Features, Insight, Opinion

Siemon executive details the building blocks required for smart cities

Narender Vasandani, Technical Services Group Manager IMEA at Siemon, penned an exclusive op-ed for May’s edition of CNME, in which he discusses the fundamental steps that are integral to build smart cities of the future.

The world’s population is growing rapidly and today half of all people live in urban areas. This trend continues with the United Nations predicting almost 70 per cent to live in cities by 2050. And cities themselves will continue to grow. Around the globe, the number of megacities with more than 10 million inhabitants is projected to rise to 43 in 2030, according to the UN.

With the world’s population migrating to cities, pressure on existing city infrastructure grows and cities will need to find new ways of tackling the problems that are likely to affect quality of life. This includes growing demand for utilities like power, better transport and road infrastructures, and the need for safety and security.

New technologies like the Internet of Things (IoT) and sensor technology play a key role in addressing these new-found challenges and can help transform cities into much smarter places.

The IoT for example enables an enormous network of connected devices from traffic lights, modes of transportation and industrial machinery, to security cameras, temperature controllers and lighting inside buildings, whilst sensor technology can help street lights automatically adjust to the amount of ambient sunlight and guide car drivers to an empty space in sensor-equipped parking lots.

In other words, smart cities have data and information and communication technologies (ICT) at the heart, with the overall purpose of meeting the needs of their citizens.

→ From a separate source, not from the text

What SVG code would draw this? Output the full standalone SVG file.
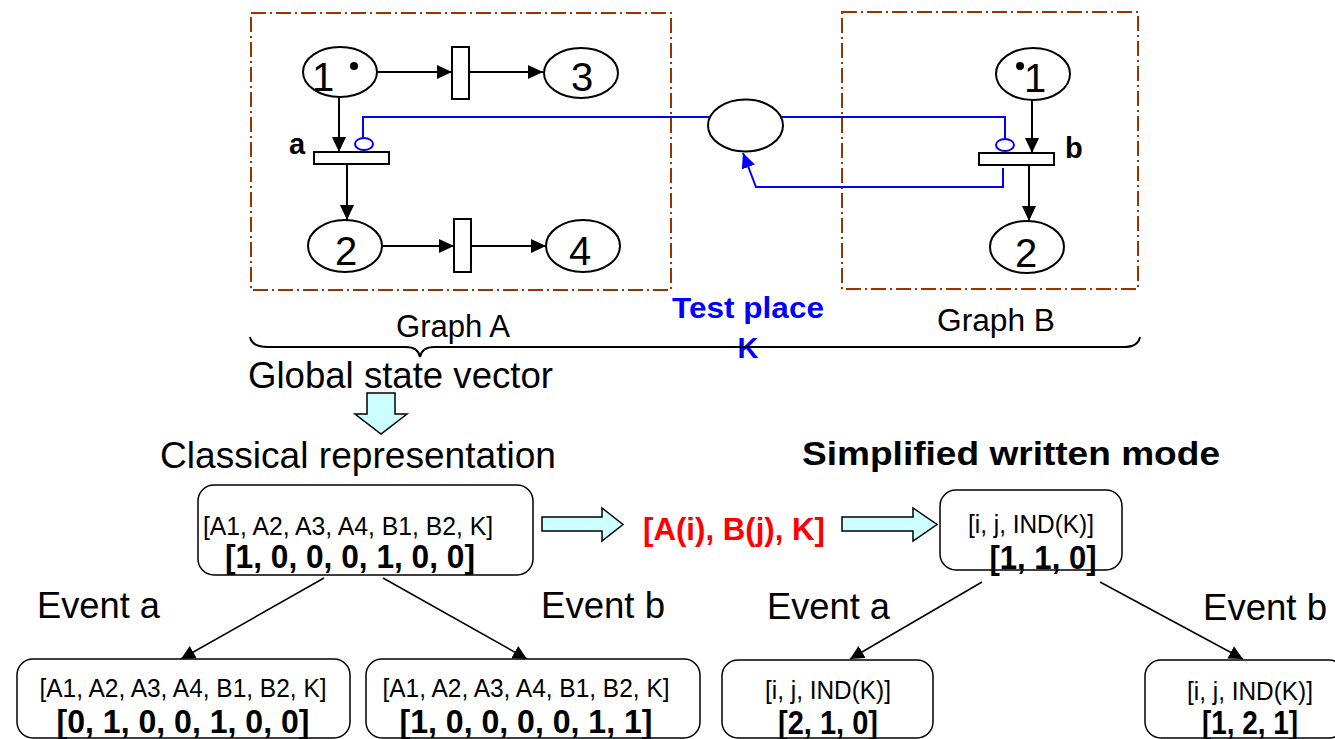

It is all about data, specifically collecting data, analysing data and integrating data in order to gain insights that can help improve processes, reduce consumption and costs.

In order to transform conventional cities into smart cities we need to look at the ‘components’ that make up a city and one such integral piece is the building. So, what role does a building – or better an intelligent building and integrated building infrastructure – play in the development of smart cities?

Intelligent buildings are driven by intelligent systems which integrate and control all elements of a building digitally. This can include the lighting, auto cooling or heating of occupied workspace, and security systems.

Intelligent buildings have advanced systems and sensor technology to monitor, collect and analyse information from a variety of building systems and their devices. In this way, intelligent systems provide an environment that is measurable, controllable and green.

At their core, these buildings have a single unified structured cabling network, such as category 6A or category 7A copper cabling, which enables IP-convergence by supporting formerly disparate building systems over one unified platform. At the same time, the cabling supplies low voltage power via power over Ethernet (PoE) technology to these connected systems and their devices. This generates tremendous savings on capital and operational expenditures, and it significantly reduces a building’s energy costs.

For smart cities to develop, smart buildings must be interconnected to each other in a strategic manner. If data that is gathered over time from various intelligent buildings in the city, then monitored and analysed, cities can become smarter, reduce their energy needs and carbon footprint and improve allocation of resources.

It’s important to consider, however, that not every smart building fits into a smart city network. Whether a building is compatible within a smart city network, depends on its potential to interact at specific ICT layers and this requires a framework to assess the capabilities of smart buildings.